The unknown scribe before referred to has written in the margin, Responsio mortifera fatal answer!

Cauchon, king of rats, has triumphed. Leaving the prison, he sees a group of English, among them War wick,


waiting for what news he may give them. He greets them in jolly humor, and then calls after them in their language, "Farewell, farewell! Be of good cheer. It is done!"

And he himself goes to be felicitated among the long-tailed rats of his own breed.

Even at this moment the priests again ply Jeanne with foolish questions about the sign and the crown. She repulses them: "I would rather die!"

Ah, she will not have to wait long now for the deliverance promised by her trusty angel friends. Hell has scored a momentary triumph, heaven an eternal victory!

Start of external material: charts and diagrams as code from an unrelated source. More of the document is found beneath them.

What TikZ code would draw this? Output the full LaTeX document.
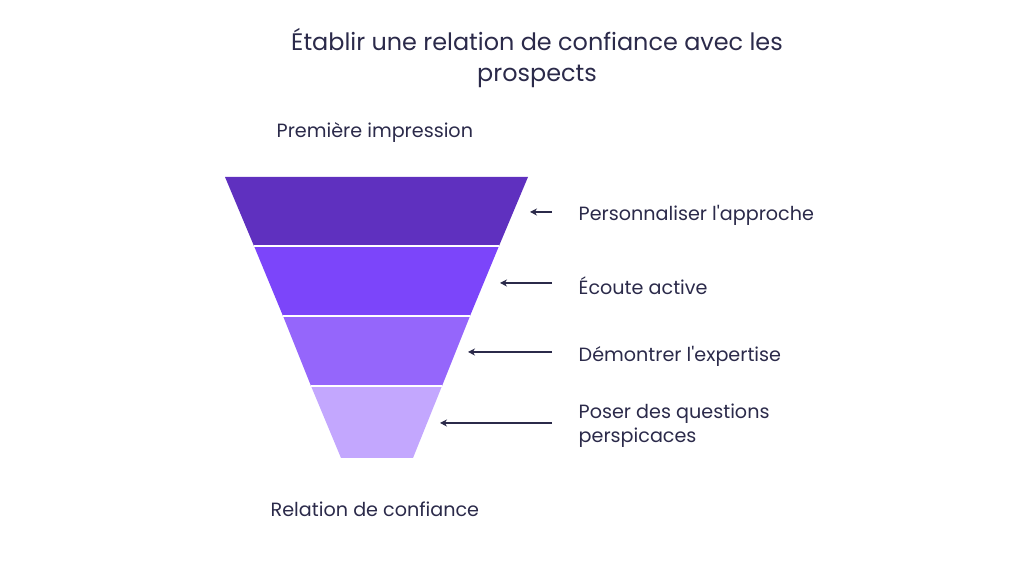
\documentclass[tikz,border=0pt]{standalone}
\usepackage{fontspec}
\setmainfont{Poppins}
\usetikzlibrary{positioning,calc,arrows.meta}
\definecolor{ink}{HTML}{2B2A4A}
\definecolor{bandA}{HTML}{5F30BF}
\definecolor{bandB}{HTML}{7C45FA}
\definecolor{bandC}{HTML}{9566FB}
\definecolor{bandD}{HTML}{C3A7FE}
\tikzset{
  label/.style={text=ink,font=\fontsize{5.45pt}{6.8pt}\selectfont,anchor=west,align=left,inner sep=0pt},
  pointer/.style={draw=ink,line width=0.3pt,-{Stealth[length=2pt,width=2pt]}}
}
\begin{document}
\begin{tikzpicture}[x=0.01cm,y=-0.01cm]
\useasboundingbox (0,0) rectangle (1024,577);

% title
\node [text=ink,font=\fontsize{6.8pt}{8.6pt}\selectfont,align=center] (title) at (537,58) {Établir une relation de confiance avec les\\prospects};
\node [label] (top) at (276,133) {Première impression};
\node [label] (bottom) at (270,509) {Relation de confiance};

% funnel
\fill [bandA] (225,177) -- (528,177) -- (499,246) -- (254,246) -- cycle;
\fill [bandB] (254,246) -- (499,246) -- (470,316) -- (283,316) -- cycle;
\fill [bandC] (283,316) -- (470,316) -- (442,386) -- (311,386) -- cycle;
\fill [bandD] (311,386) -- (442,386) -- (413,458) -- (341,458) -- cycle;
\draw [white,line width=0.4pt] (254,246) -- (499,246) (283,316) -- (470,316) (311,386) -- (442,386);

\coordinate (edgeA) at (530,212);
\coordinate (edgeB) at (500,283);
\coordinate (edgeC) at (468,352);
\coordinate (edgeD) at (440,423);

% labels
\node [label] (stepA) at (578,215) {Personnaliser l\textquotesingle approche};
\node [label] (stepB) at (578,286) {Écoute active};
\node [label] (stepC) at (578,356) {Démontrer l\textquotesingle expertise};
\node [label] (stepD) at (578,426) {Poser des questions\\perspicaces};

\draw [pointer] ($(edgeA -| stepA.west)+(-26,0)$) -- (edgeA);
\draw [pointer] ($(edgeB -| stepB.west)+(-26,0)$) -- (edgeB);
\draw [pointer] ($(edgeC -| stepC.west)+(-26,0)$) -- (edgeC);
\draw [pointer] ($(edgeD -| stepD.west)+(-26,0)$) -- (edgeD);
\end{tikzpicture}
\end{document}
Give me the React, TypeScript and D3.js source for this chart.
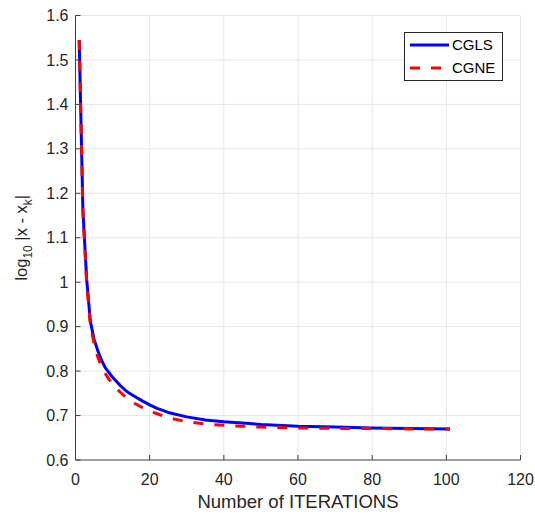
import React from 'react';
import * as d3 from 'd3';

// data
const iterations = [1, 2, 3, 4, 5, 6, 7, 8, 9, 10, 12, 14, 16, 18, 20, 22, 25, 30, 35, 40, 45, 50, 60, 70, 80, 90, 101];
const cgls = [1.545, 1.162, 1.008, 0.912, 0.872, 0.846, 0.825, 0.808, 0.797, 0.786, 0.768, 0.753, 0.743, 0.733, 0.724, 0.716, 0.707, 0.697, 0.69, 0.686, 0.683, 0.68, 0.676, 0.674, 0.672, 0.671, 0.67];
const cgne = [1.545, 1.158, 1.0, 0.905, 0.862, 0.832, 0.81, 0.795, 0.782, 0.771, 0.753, 0.738, 0.727, 0.718, 0.711, 0.704, 0.695, 0.686, 0.681, 0.678, 0.676, 0.674, 0.672, 0.671, 0.671, 0.67, 0.67];
const xTicks = [0, 20, 40, 60, 80, 100, 120];
const yTicks = [0.6, 0.7, 0.8, 0.9, 1, 1.1, 1.2, 1.3, 1.4, 1.5, 1.6];
const series = [
  { name: 'CGLS', values: cgls, color: '#0000ff', dash: '' },
  { name: 'CGNE', values: cgne, color: '#ff0000', dash: '10,11' },
];

const W = 535, H = 518;
const left = 75.5, right = 520.5, top = 15.5, bottom = 460;
const font = 'Liberation Sans, Arial, sans-serif';

export default function App() {
  const x = d3.scaleLinear().domain([0, 120]).range([left, right]);
  const y = d3.scaleLinear().domain([0.6, 1.6]).range([bottom, top]);
  const line = d3.line<number>()
    .x((_, i) => x(iterations[i]))
    .y(d => y(d));

  return (
    <svg width={W} height={H} style={{ position: 'absolute', left: 0, top: 0, background: '#fff' }}>
      {/* grid */}
      <g stroke={'#e6e6e6'} strokeWidth={1}>
        {xTicks.slice(1).map(t => (
          <line key={'gx' + t} x1={x(t)} x2={x(t)} y1={top} y2={bottom} />
        ))}
        {yTicks.slice(1).map(t => (
          <line key={'gy' + t} x1={left} x2={right} y1={y(t)} y2={y(t)} />
        ))}
      </g>

      {/* curves */}
      {series.map(s => (
        <path key={s.name} d={line(s.values) || ''} fill={'none'} stroke={s.color}
          strokeWidth={3} strokeDasharray={s.dash || undefined} strokeLinejoin={'round'} />
      ))}

      {/* axes */}
      <g stroke={'#404040'} strokeWidth={1}>
        <line x1={left} x2={left} y1={top} y2={bottom} />
        <line x1={left} x2={right} y1={bottom} y2={bottom} />
        {xTicks.map(t => (
          <line key={'tx' + t} x1={x(t)} x2={x(t)} y1={bottom} y2={bottom - 5} />
        ))}
        {yTicks.map(t => (
          <line key={'ty' + t} x1={left} x2={left + 5} y1={y(t)} y2={y(t)} />
        ))}
      </g>
      <g fontFamily={font} fontSize={16} fill={'#262626'}>
        {xTicks.map(t => (
          <text key={'lx' + t} x={x(t)} y={bottom + 25} textAnchor={'middle'}>{t}</text>
        ))}
        {yTicks.map(t => (
          <text key={'ly' + t} x={left - 7} y={y(t)} dy={'0.35em'} textAnchor={'end'}>{d3.format('~g')(t)}</text>
        ))}
        <text x={(left + right) / 2} y={508} textAnchor={'middle'} fontSize={18.5}>Number of ITERATIONS</text>
        <text transform={`translate(27, ${(top + bottom) / 2}) rotate(-90)`} textAnchor={'middle'} fontSize={16.5}>
          log<tspan fontSize={12} dy={5}>10</tspan><tspan dy={-5}> |x - x</tspan><tspan fontSize={12} dy={5}>k</tspan><tspan dy={-5}>|</tspan>
        </text>
      </g>

      {/* legend */}
      <g>
        <rect x={404.5} y={32.5} width={98} height={48} fill={'#fff'} stroke={'#262626'} strokeWidth={1} />
        {series.map((s, i) => (
          <g key={'lg' + s.name} transform={`translate(0, ${45 + i * 23})`}>
            <line x1={410} x2={449} y1={0} y2={0} stroke={s.color} strokeWidth={3} strokeDasharray={s.dash || undefined} />
            <text x={452} y={0} dy={'0.35em'} fontFamily={font} fontSize={15} fill={'#000'}>{s.name}</text>
          </g>
        ))}
      </g>
    </svg>
  );
}
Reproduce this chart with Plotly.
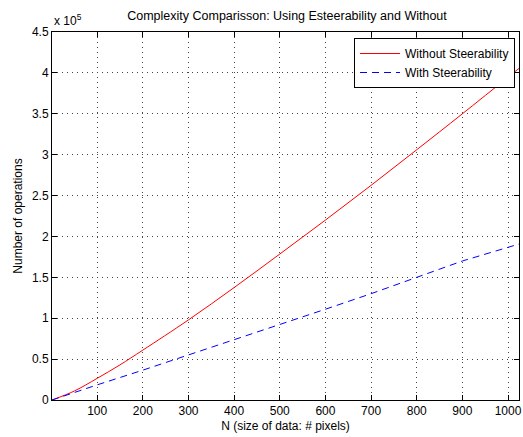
import plotly.graph_objects as go

# Data (values in units of 1e5 operations)
n_without = [1, 50, 100, 150, 200, 300, 400, 500, 600, 700, 800, 900, 1024]
ops_without = [0.0, 0.11, 0.265, 0.43, 0.61, 0.98, 1.375, 1.785, 2.20, 2.625, 3.06, 3.50, 4.055]

n_with = [1, 50, 100, 200, 300, 400, 500, 600, 700, 800, 900, 1024]
ops_with = [0.0, 0.095, 0.185, 0.365, 0.55, 0.74, 0.925, 1.11, 1.30, 1.50, 1.70, 1.907]

x_ticks = [100, 200, 300, 400, 500, 600, 700, 800, 900, 1000]
y_ticks = [0, 0.5, 1, 1.5, 2, 2.5, 3, 3.5, 4, 4.5]
y_tick_labels = ["0", "0.5", "1", "1.5", "2", "2.5", "3", "3.5", "4", "4.5"]
scale = 1e5

font_family = "Liberation Sans, Arial, Helvetica, sans-serif"

fig = go.Figure()
fig.add_trace(go.Scatter(
    x=n_without, y=[v * scale for v in ops_without], mode="lines",
    name="Without Steerability", line=dict(color="#ff0000", width=1),
    line_shape="spline"))
fig.add_trace(go.Scatter(
    x=n_with, y=[v * scale for v in ops_with], mode="lines",
    name="With Steerability", line=dict(color="#0000ff", width=1, dash="7px,5px")))

axis_common = dict(
    showline=True, linecolor="black", linewidth=1, mirror="ticks",
    ticks="inside", ticklen=5, tickcolor="black",
    showgrid=True, gridcolor="#444444", gridwidth=1, griddash="1px,4px",
    zeroline=False, ticklabeloverflow="allow",
    tickfont=dict(size=12, color="black", family=font_family),
)

fig.update_layout(
    width=523, height=437,
    margin=dict(l=52, r=1, t=32, b=37),
    paper_bgcolor="white", plot_bgcolor="white",
    font=dict(family=font_family, size=11, color="black"),
    title=dict(text="Complexity Comparisson: Using Esteerability and Without",
               x=(52 + 522) / 2 / 523, xanchor="center", y=1 - 16 / 437, yanchor="middle",
               font=dict(size=12.5, color="black", family=font_family)),
    xaxis=dict(range=[1, 1024], tickvals=x_ticks,
               title=dict(text="N (size of data: # pixels)", standoff=4,
                          font=dict(size=12, family=font_family)),
               **axis_common),
    yaxis=dict(range=[0, 4.5 * scale], tickvals=[v * scale for v in y_ticks],
               ticktext=y_tick_labels,
               title=dict(text="Number of operations", standoff=6,
                          font=dict(size=12, family=font_family)),
               **axis_common),
    legend=dict(x=(518 - 52) / 470, xanchor="right", y=(400 - 38) / 368, yanchor="top",
                bgcolor="white", bordercolor="black", borderwidth=1,
                font=dict(size=12, color="black", family=font_family),
                tracegroupgap=0, itemwidth=40, entrywidth=160, entrywidthmode="pixels"),
    showlegend=True,
    annotations=[dict(text="x 10<sup>5</sup>", xref="paper", yref="paper",
                      x=0, y=1, xanchor="left", yanchor="bottom", yshift=2,
                      showarrow=False, font=dict(size=12, family=font_family))],
)

fig.write_html("out.html")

Thank God that such another injustice can never again be perpetrated in this world; thank Jeanne also! She has, in long result, abolished the prisons of the church and wiped out the so-called offenses, which brought men there. Never, never again shall priestly men dare to do in the name of God and holy church what bears the express image and likeness of Satan!

At this juncture Xaintrailles, Jeanne's former comrade-at-arms, made an attack upon Rouen with a view to rescuing her. It seems, however, to have been no more than a daring demonstration, un fait de vaillance. But it roused the fears of the English, and they hastened to bring Jeanne to execution, believing as they did that she was able to contrive mischief from her dungeon. All the English, from highest to lowest, shared in this fearful blood-thirst; it was as


if they recognized in Jeanne France victorious, and raged to destroy her!

Michelet pointedly remarks that, though confined in prison, she displayed her power all the same; as long as she lived, her prayers broke through the walls and scattered the enemy. She predicted to the very day the raising of the siege of Compiegne and the discomfiture of Burgundy.

Winchester, d'Estivet, and the Inquisitor each had a key to the tower in which she was confined, and spied on her constantly through a hole in the wall. Even under Torquemada in the following century the Inquisition was not able to refine upon the tactics used against Jeanne d'Arc.